= Search (novel) =

2022 novel by Michelle Huneven

Search is a 2022 American novel written by Michelle Huneven. The novel is written as a fictionalized memoir by memoirist Dana Potowski, a food critic and memoirist who joins her Unitarian Universalist congregation's year-long search for a new minister.

The novel was based on Huneven's own experiences as a food critic and Unitarian Universalist. While promoting the book Huneven admitted that she intended to try to write one of Dana Potowski's fictional memoirs, Our Best Year, about her year cooking for her ill mother, turning it into a YA book.

==Plot==
Dana Potowski is a 54 year old married and childless food critic and memoirist who has lately been drifting from her Unitarian Universalist congregation. Board members, who know she is close to the minister, ask her to find out what his plans are—if he's going to stay for five years or retire. The Rev. Tom Fox in fact volunteers that he is planning to leave the ministry for a new career, so a search committee must be formed and the yearlong process to find a new minister must be undertaken.
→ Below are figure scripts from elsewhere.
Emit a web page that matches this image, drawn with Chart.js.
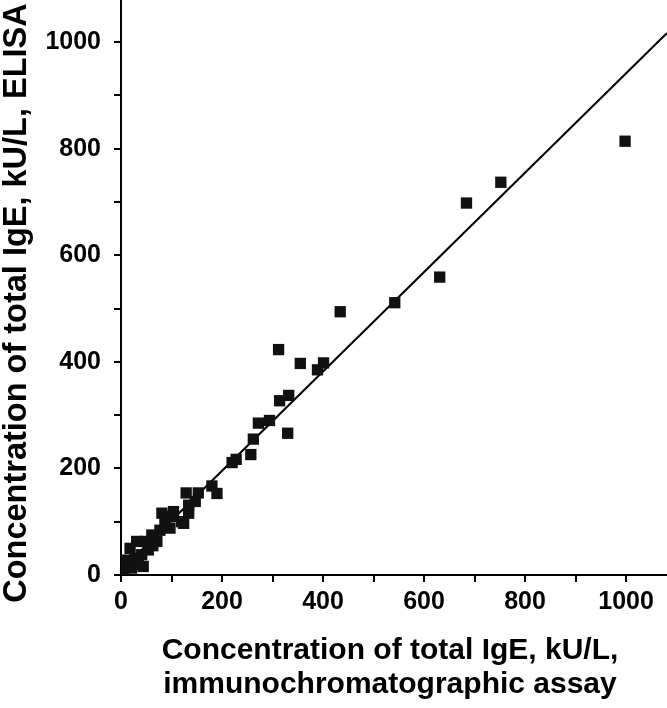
<!DOCTYPE html>
<html>
<head>
<meta charset="utf-8">
<script src="https://cdn.jsdelivr.net/npm/chart.js@4"></script>
<style>
  body { margin: 0; background: #fff; }
  #wrap { width: 667px; height: 708px; }
</style>
</head>
<body>
<div id="wrap"><canvas id="chart"></canvas></div>
<script>
// total IgE, kU/L: immunochromatographic assay (x) vs ELISA (y)
const icaValues = [998, 752, 684, 631, 542, 434, 312, 355, 401, 389, 332, 314, 294, 272, 330,
  262, 257, 228, 220, 180, 190, 153, 129, 147, 134, 134, 124, 104, 81, 87, 97, 77, 61, 71,
  48, 31, 18, 54, 41, 28, 11, 44, 8, 21, 5, 34, 63, 100, 120];
const elisaValues = [814, 737, 698, 559, 511, 494, 423, 397, 398, 385, 337, 327, 290, 285, 266,
  255, 226, 217, 211, 167, 153, 154, 154, 138, 131, 116, 97, 119, 116, 103, 88, 84, 75, 63,
  63, 63, 50, 47, 38, 31, 28, 16, 16, 13, 9, 19, 55, 110, 100];
// regression line end points
const fitX = [0, 1081];
const fitY = [9, 1017];
const xTitle = ["Concentration of total IgE, kU/L,", "immunochromatographic assay"];
const yTitle = "Concentration of total IgE, kU/L, ELISA";

const points = icaValues.map((x, i) => ({ x: x, y: elisaValues[i] }));
const fitLine = fitX.map((x, i) => ({ x: x, y: fitY[i] }));

const FONT = "'Liberation Sans', Arial, sans-serif";
Chart.defaults.font.family = FONT;
Chart.defaults.color = "#000";

const keepHundreds = (scale) => {
  scale.ticks = scale.ticks.filter((t) => t.value % 100 === 0);
};
const labelEvery200 = (v) => (v % 200 === 0 ? v : "");

// axis titles are a bit off the axis centres, so draw them by hand
const axisTitles = {
  id: "axisTitles",
  afterDraw(chart) {
    const ctx = chart.ctx;
    ctx.save();
    ctx.fillStyle = "#000";
    ctx.textAlign = "center";
    ctx.textBaseline = "middle";
    ctx.font = "bold 30px " + FONT;
    ctx.fillText(xTitle[0], 390, 651);
    ctx.fillText(xTitle[1], 390, 685);
    ctx.translate(17, 303);
    ctx.rotate(-Math.PI / 2);
    ctx.font = "bold 32.5px " + FONT;
    ctx.fillText(yTitle, 0, 0);
    ctx.restore();
  },
};

new Chart(document.getElementById("chart"), {
  type: "scatter",
  data: {
    datasets: [
      {
        data: points,
        pointStyle: "rect",
        pointRadius: 8,
        pointHoverRadius: 8,
        backgroundColor: "#111",
        borderWidth: 0,
      },
      {
        type: "line",
        data: fitLine,
        borderColor: "#000",
        borderWidth: 2,
        pointRadius: 0,
        fill: false,
      },
    ],
  },
  plugins: [axisTitles],
  options: {
    responsive: true,
    maintainAspectRatio: false,
    animation: false,
    layout: { padding: 0, autoPadding: false },
    plugins: { legend: { display: false }, tooltip: { enabled: false } },
    scales: {
      x: {
        type: "linear",
        min: 0,
        max: 1081,
        afterBuildTicks: keepHundreds,
        afterFit: (scale) => {
          scale.height = 133;
          scale.paddingLeft = 0;
          scale.paddingRight = 0;
        },
        border: { color: "#000", width: 2 },
        grid: { drawOnChartArea: false, color: "#000", lineWidth: 2, tickLength: 7 },
        ticks: {
          stepSize: 100,
          includeBounds: false,
          autoSkip: false,
          maxRotation: 0,
          padding: 5,
          callback: labelEvery200,
          font: { size: 25, weight: "bold" },
        },
      },
      y: {
        type: "linear",
        min: 0,
        max: 1079,
        afterBuildTicks: keepHundreds,
        afterFit: (scale) => {
          scale.width = 121;
          scale.paddingTop = 0;
          scale.paddingBottom = 0;
        },
        border: { color: "#000", width: 2 },
        grid: { drawOnChartArea: false, color: "#000", lineWidth: 2, tickLength: 7 },
        ticks: {
          stepSize: 100,
          includeBounds: false,
          autoSkip: false,
          padding: 13,
          callback: labelEvery200,
          font: { size: 25, weight: "bold" },
        },
      },
    },
  },
});
</script>
</body>
</html>
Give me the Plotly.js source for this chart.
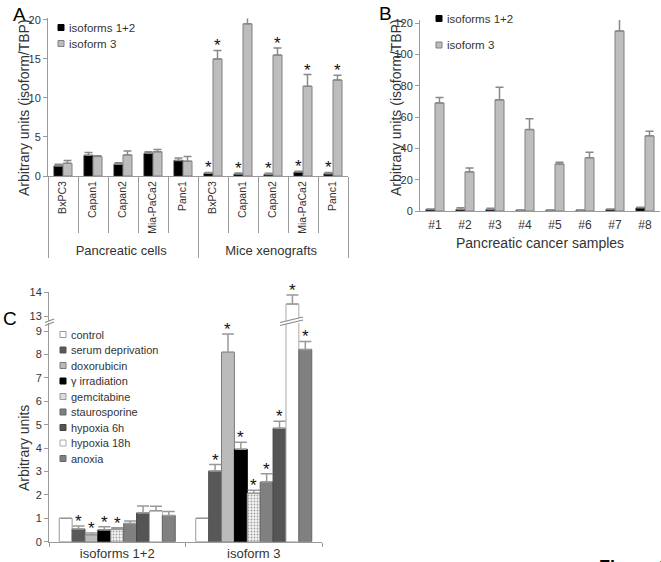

Fox urges Dana to apply for the committee and she does, becoming one of eight members of the congregation chosen for the job. Joining Dana on the search committee are two active members of the church, Belinda and Charlotte, Sam who married into the powerful Rourke family who were founding members of the congregation, Adrian, a middle aged therapist, and three young people: Jennie, Riley and Curtis.

==Reception==
Dan Cryer of The L.A. Times called it "sassy and savvy"; he writes that it is funny, though "not quite a satire, since Huneven has too much respect for all her seekers". Kirkus called it "tender, salty, and worthy of note". Describing it as "folsky", the review praised Huneven's development of church politics intrigue but criticized the memoir frame and some subplots.